Re: [RFC PATCH 29/32] KVM: arm64: Pass hypercalls to userspace

From: Marc Zyngier
Date: Wed Feb 08 2023 - 03:40:23 EST


On Tue, 07 Feb 2023 17:50:58 +0000,
James Morse <james.morse@xxxxxxx> wrote:
>
> Hi Marc,
>
> On 05/02/2023 10:12, Marc Zyngier wrote:
> > On Fri, 03 Feb 2023 13:50:40 +0000,
> > James Morse <james.morse@xxxxxxx> wrote:
> >>
> >> From: Jean-Philippe Brucker <jean-philippe@xxxxxxxxxx>
> >>
> >> When capability KVM_CAP_ARM_HVC_TO_USER is available, userspace can
> >> request to handle all hypercalls that aren't handled by KVM. With the
> >> help of another capability, this will allow userspace to handle PSCI
> >> calls.
>
> > On top of Oliver's ask not to make this a blanket "steal everything",
> > but instead to have an actual request for ranges of forwarded
> > hypercalls:
> >
> >> Notes on this implementation:
> >>
> >> * A similar mechanism was proposed for SDEI some time ago [1]. This RFC
> >> generalizes the idea to all hypercalls, since that was suggested on
> >> the list [2, 3].
> >>
> >> * We're reusing kvm_run.hypercall.
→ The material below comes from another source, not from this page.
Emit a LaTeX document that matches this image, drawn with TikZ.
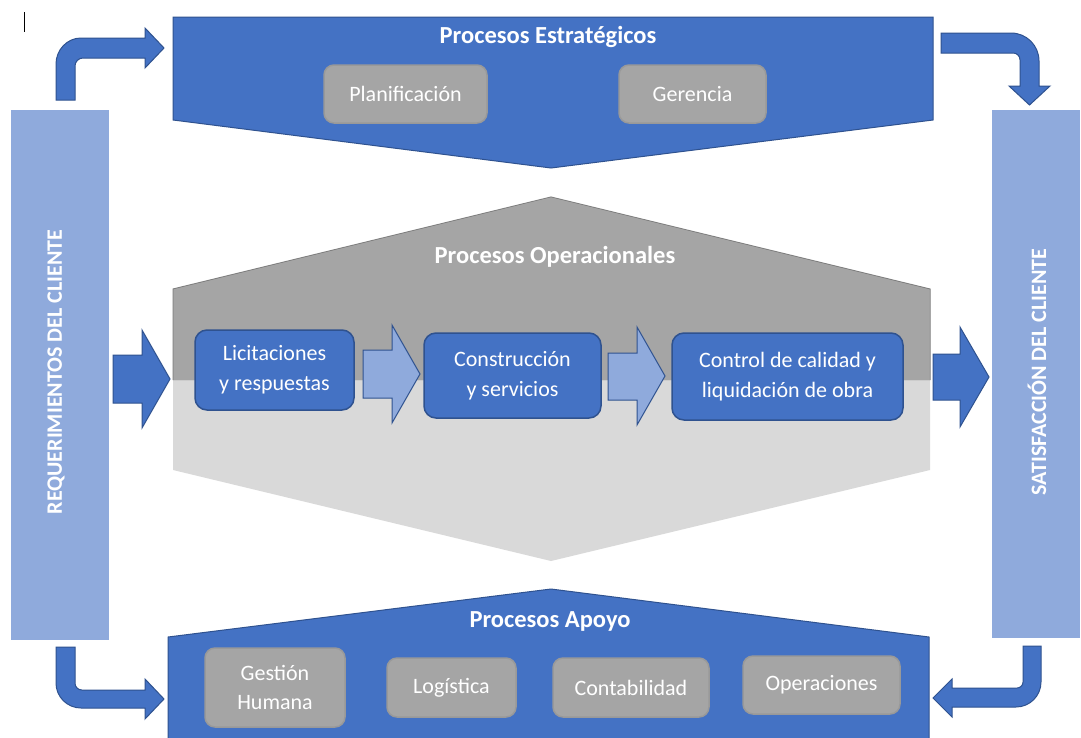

I copied x0-x5 into
> >> kvm_run.hypercall.args[] to help userspace but I'm tempted to remove
> >> this, because:
> >> - Most user handlers will need to write results back into the
> >> registers (x0-x3 for SMCCC), so if we keep this shortcut we should
> >> go all the way and read them back on return to kernel.
> >> - QEMU doesn't care about this shortcut, it pulls all vcpu regs before
> >> handling the call.
> >> - SMCCC uses x0-x16 for parameters.
> >> x0 does contain the SMCCC function ID and may be useful for fast
> >> dispatch, we could keep that plus the immediate number.
> >>
> >> * Add a flag in the kvm_run.hypercall telling whether this is HVC or
> >> SMC? Can be added later in those bottom longmode and pad fields.
>
> > We definitely need this. A nested hypervisor can (and does) use SMCs
> > as the conduit.
>
> Christoffer's comments last time round on this was that EL2 guests
> get SMC with this, and EL1 guests get HVC. The VMM could never get
> both...

I agree with the first half of the statement (EL2 guest using SMC),
but limiting EL1 guests to HVC is annoying. On systems that have a
secure side, it would make sense to be able to route the guest's SMC
calls to userspace and allow it to emulate/proxy/deny such calls.

This would solve the 10 year old question of "how do we allow a guest
to call into secure services...

>
>
> > The question is whether they represent two distinct
> > namespaces or not. I *think* we can unify them, but someone should
> > check and maybe get clarification from the owners of the SMCCC spec.
>
> i.e. the VMM requests 0xC400_0000:0xC400_001F regardless of SMC/HVC?
>
> I don't yet see how a VMM could get HVC out of a virtual-EL2 guest....

My statement was badly formulated, and I conflated the need for SMC in
EL2 guests with the (separate) need to handle SMC for EL1 guests.

>
>
> >> * On top of this we could share with userspace which HVC ranges are
> >> available and which ones are handled by KVM. That can actually be added
> >> independently, through a vCPU/VM device attribute which doesn't consume
> >> a new ioctl:
> >> - userspace issues HAS_ATTR ioctl on the vcpu fd to query whether this
> >> feature is available.
> >> - userspace queries the number N of HVC ranges using one GET_ATTR.
> >> - userspace passes an array of N ranges using another GET_ATTR. The
> >> array is filled and returned by KVM.
>
> > As mentioned above, I think this interface should go both ways.
> > Userspace should request the forwarding of a certain range of
> > hypercalls via a similar SET_ATTR interface.
>
> Yup, I'll sync up with Oliver about that.
>
>
> > Another question is how we migrate VMs that have these forwarding
> > requirements. Do we expect the VMM to replay the forwarding as part of
> > the setting up on the other side? Or do we save/restore this via a
> > firmware pseudo-register?
>
> Pfff. VMMs problem. Enabling these things means it has its own
> internal state to migrate. (is this vCPU on or off?), I doubt it
> needs reminding that the state exists.

I'm perfectly OK with the VMM being in the driving seat here and that
it'd have to replay its own state. But it needs some level of
documentation.

> That said, Salil is looking at making this work with migration in Qemu.

Yup, that'd be needed.

Thanks,

M.

--
Without deviation from the norm, progress is not possible.